Chasing Leads – You’re doing it all wrong.

1.  Don’t be cheap on lead acquisition.

I’m constantly amazed at how cheap many lawyers want to be on getting someone to identify themselves as in need of legal services and then closing the deal. Folks, we are in a high transaction business! Your emailed newsletter (alone) will never cut it. We must be arranging our businesses to outspend our competition on the generation of a new lead. It won’t happen overnight, but this has to be your mindset.

My view is that in order to do this, you must be very efficient in your marketing. Being “efficient” does not mean being cheap. It means being “smart.” When you sit down to create an ad, ask yourself: What exactly are we trying to accomplish? Before that ad is let loose, there are usually about 7–12 different steps/other pieces that must be created in order to make the ad work. This will usually involve at least one (and sometimes two) videos, with well-thought-out scripts, one or more physical marketing pieces that must be designed, and a funnel with follow up specific and appropriate to that ad created. Going through this process is the only way to achieve the goal of “spending more than your competition is willing to spend to acquire a good lead for your office.”

2.  You need real clarity and comfort with whatever it is you are selling.

You can’t really have any “moral ambiguity” about the fact that you are a lawyer and you are selling.  Everything I do is marketing and selling. Every conversation with a client, every conversation with a judge or opposing counsel is a marketing opportunity. (Tip: after every trial, I send my opposing counsel one of my books, congratulating them on a job well done for their client. Not necessarily a marketing book—sometimes it’s a business book, sometimes it’s “The Ultimate Success Secret.”) If you follow most of the lawyer listserves that don’t have anything to do with marketing, you will see a trend “against” the marketers. It’s just so easy to jump on that bandwagon. I see it all the time, lawyers who don’t have a clue about the quality of another lawyer’s legal work slamming them in a listserve because of the ads they run.

Here’s what to think about if they are the least bit squeamish about marketing and selling: I have two questions for you.

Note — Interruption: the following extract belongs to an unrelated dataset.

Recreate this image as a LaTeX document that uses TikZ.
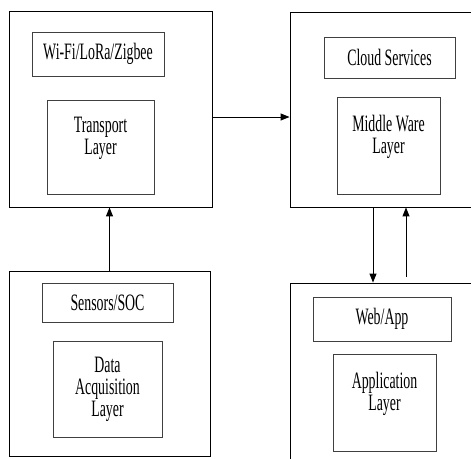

  • Is there a potential new client out there for whom you would be the perfect lawyer?
  • Someone with a problem that you would, in fact, be the best lawyer for and with whom you can make money? (If you can’t answer Yes to that question, then you really need to be looking for another line of work.)
  • Assuming that the answer to the above is yes, why in the world would you leave it up to that person to choose the lawyer to solve his problem by random chance?
  • It’s your moral obligation to get yourself in front of that client, just as it is your moral obligation to reject and send elsewhere that client you have no business representing.